_Your objective_.
Transcribe the whole listing without a single picture.

_Recorded data_.

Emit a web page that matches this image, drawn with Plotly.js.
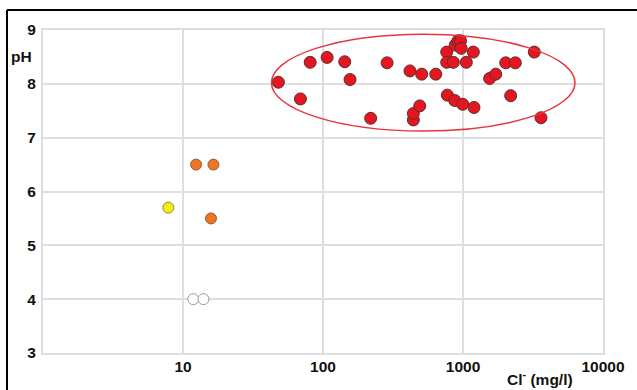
<!DOCTYPE html>
<html>
<head>
<meta charset="utf-8">
<script src="https://cdn.plot.ly/plotly-3.0.1.min.js"></script>
<style>html,body{margin:0;padding:0;background:#fff;}#chart{width:637px;height:390px;}</style>
</head>
<body>
<div id="chart"></div>
<script>
// Red group (Cl- mg/l, pH)
var redCl = [48, 69, 81, 107, 143, 156, 219, 287, 418, 442, 442, 491, 507, 639, 765, 765, 773, 853, 873, 880, 920, 960, 970, 995, 1056, 1185, 1198, 1550, 1713, 2020, 2190, 2365, 3230, 3606];
var redPH = [8.03, 7.72, 8.40, 8.49, 8.41, 8.08, 7.36, 8.39, 8.24, 7.33, 7.45, 7.59, 8.18, 8.18, 8.59, 8.40, 7.79, 8.40, 7.69, 8.72, 8.80, 8.80, 8.66, 7.62, 8.40, 8.59, 7.56, 8.10, 8.18, 8.39, 7.78, 8.39, 8.59, 7.37];
// Orange group
var orangeCl = [12.4, 16.5, 15.85];
var orangePH = [6.5, 6.5, 5.5];
// Yellow group
var yellowCl = [7.85];
var yellowPH = [5.7];
// White group
var whiteCl = [11.85, 14.0];
var whitePH = [4.0, 4.0];

var xTickVals = [10, 100, 1000, 10000];
var xTickText = ["10", "100", "1000", "10000"];
var yTickVals = [3, 4, 5, 6, 7, 8, 9];

var font = {family: "Liberation Sans, Arial, sans-serif", size: 15.5, color: "#111111", weight: "bold"};

function mk(x, y, fill, line, size) {
  return {x: x, y: y, type: "scatter", mode: "markers", hoverinfo: "skip",
    marker: {size: size, color: fill, line: {color: line, width: 1}}};
}

var data = [
  mk(whiteCl, whitePH, "#ffffff", "#9a9a9a", 11),
  mk(yellowCl, yellowPH, "#f7ee00", "#8a8a50", 11),
  mk(orangeCl, orangePH, "#f07522", "#8a6040", 11),
  mk(redCl, redPH, "#e5161f", "#5a3030", 12)
];

var layout = {
  width: 637, height: 390,
  margin: {l: 43, r: 34, t: 30, b: 37},
  paper_bgcolor: "#fff", plot_bgcolor: "#fff",
  showlegend: false,
  font: font,
  xaxis: {type: "log", range: [0, 4], tickvals: xTickVals, ticktext: xTickText,
    showgrid: true, gridcolor: "#dedede", gridwidth: 2,
    showline: true, linecolor: "#dedede", linewidth: 2, mirror: true,
    zeroline: false, ticks: "", tickfont: font, ticklabelstandoff: -2},
  yaxis: {range: [3, 9], tickvals: yTickVals,
    showgrid: true, gridcolor: "#dedede", gridwidth: 2,
    showline: true, linecolor: "#dedede", linewidth: 2, mirror: true,
    zeroline: false, ticks: "", tickfont: font, ticklabelstandoff: 2},
  shapes: [
    {type: "circle", xref: "paper", yref: "paper", x0: 0.408, x1: 0.95, y0: 0.687, y1: 0.987,
     line: {color: "#e8353d", width: 1.5}},
    {type: "line", xref: "paper", yref: "paper", x0: -0.0643, x1: -0.0643, y0: 1.0619, y1: -0.15,
     line: {color: "#000", width: 2}},
    {type: "line", xref: "paper", yref: "paper", x0: -0.0643, x1: 1.07, y0: 1.0619, y1: 1.0619,
     line: {color: "#000", width: 2}}
  ],
  annotations: [
    {text: "pH", xref: "paper", yref: "paper", x: (21.5 - 43) / 560, y: (353 - 57) / 323,
     xanchor: "center", yanchor: "middle", showarrow: false, font: font},
    {text: "Cl<sup>-</sup> (mg/l)", xref: "paper", yref: "paper", x: (540 - 43) / 560, y: (353 - 378) / 323,
     xanchor: "center", yanchor: "middle", showarrow: false, font: font}
  ]
};

Plotly.newPlot("chart", data, layout, {displayModeBar: false, staticPlot: true});
</script>
</body>
</html>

_Correct response_.
Emit a web page that matches this image, drawn with Plotly.js.
<!DOCTYPE html>
<html>
<head>
<meta charset="utf-8">
<script src="https://cdn.plot.ly/plotly-3.0.1.min.js"></script>
<style>html,body{margin:0;padding:0;background:#fff;}#chart{width:637px;height:390px;}</style>
</head>
<body>
<div id="chart"></div>
<script>
// Red group (Cl- mg/l, pH)
var redCl = [48, 69, 81, 107, 143, 156, 219, 287, 418, 442, 442, 491, 507, 639, 765, 765, 773, 853, 873, 880, 920, 960, 970, 995, 1056, 1185, 1198, 1550, 1713, 2020, 2190, 2365, 3230, 3606];
var redPH = [8.03, 7.72, 8.40, 8.49, 8.41, 8.08, 7.36, 8.39, 8.24, 7.33, 7.45, 7.59, 8.18, 8.18, 8.59, 8.40, 7.79, 8.40, 7.69, 8.72, 8.80, 8.80, 8.66, 7.62, 8.40, 8.59, 7.56, 8.10, 8.18, 8.39, 7.78, 8.39, 8.59, 7.37];
// Orange group
var orangeCl = [12.4, 16.5, 15.85];
var orangePH = [6.5, 6.5, 5.5];
// Yellow group
var yellowCl = [7.85];
var yellowPH = [5.7];
// White group
var whiteCl = [11.85, 14.0];
var whitePH = [4.0, 4.0];

var xTickVals = [10, 100, 1000, 10000];
var xTickText = ["10", "100", "1000", "10000"];
var yTickVals = [3, 4, 5, 6, 7, 8, 9];

var font = {family: "Liberation Sans, Arial, sans-serif", size: 15.5, color: "#111111", weight: "bold"};

function mk(x, y, fill, line, size) {
  return {x: x, y: y, type: "scatter", mode: "markers", hoverinfo: "skip",
    marker: {size: size, color: fill, line: {color: line, width: 1}}};
}

var data = [
  mk(whiteCl, whitePH, "#ffffff", "#9a9a9a", 11),
  mk(yellowCl, yellowPH, "#f7ee00", "#8a8a50", 11),
  mk(orangeCl, orangePH, "#f07522", "#8a6040", 11),
  mk(redCl, redPH, "#e5161f", "#5a3030", 12)
];

var layout = {
  width: 637, height: 390,
  margin: {l: 43, r: 34, t: 30, b: 37},
  paper_bgcolor: "#fff", plot_bgcolor: "#fff",
  showlegend: false,
  font: font,
  xaxis: {type: "log", range: [0, 4], tickvals: xTickVals, ticktext: xTickText,
    showgrid: true, gridcolor: "#dedede", gridwidth: 2,
    showline: true, linecolor: "#dedede", linewidth: 2, mirror: true,
    zeroline: false, ticks: "", tickfont: font, ticklabelstandoff: -2},
  yaxis: {range: [3, 9], tickvals: yTickVals,
    showgrid: true, gridcolor: "#dedede", gridwidth: 2,
    showline: true, linecolor: "#dedede", linewidth: 2, mirror: true,
    zeroline: false, ticks: "", tickfont: font, ticklabelstandoff: 2},
  shapes: [
    {type: "circle", xref: "paper", yref: "paper", x0: 0.408, x1: 0.95, y0: 0.687, y1: 0.987,
     line: {color: "#e8353d", width: 1.5}},
    {type: "line", xref: "paper", yref: "paper", x0: -0.0643, x1: -0.0643, y0: 1.0619, y1: -0.15,
     line: {color: "#000", width: 2}},
    {type: "line", xref: "paper", yref: "paper", x0: -0.0643, x1: 1.07, y0: 1.0619, y1: 1.0619,
     line: {color: "#000", width: 2}}
  ],
  annotations: [
    {text: "pH", xref: "paper", yref: "paper", x: (21.5 - 43) / 560, y: (353 - 57) / 323,
     xanchor: "center", yanchor: "middle", showarrow: false, font: font},
    {text: "Cl<sup>-</sup> (mg/l)", xref: "paper", yref: "paper", x: (540 - 43) / 560, y: (353 - 378) / 323,
     xanchor: "center", yanchor: "middle", showarrow: false, font: font}
  ]
};

Plotly.newPlot("chart", data, layout, {displayModeBar: false, staticPlot: true});
</script>
</body>
</html>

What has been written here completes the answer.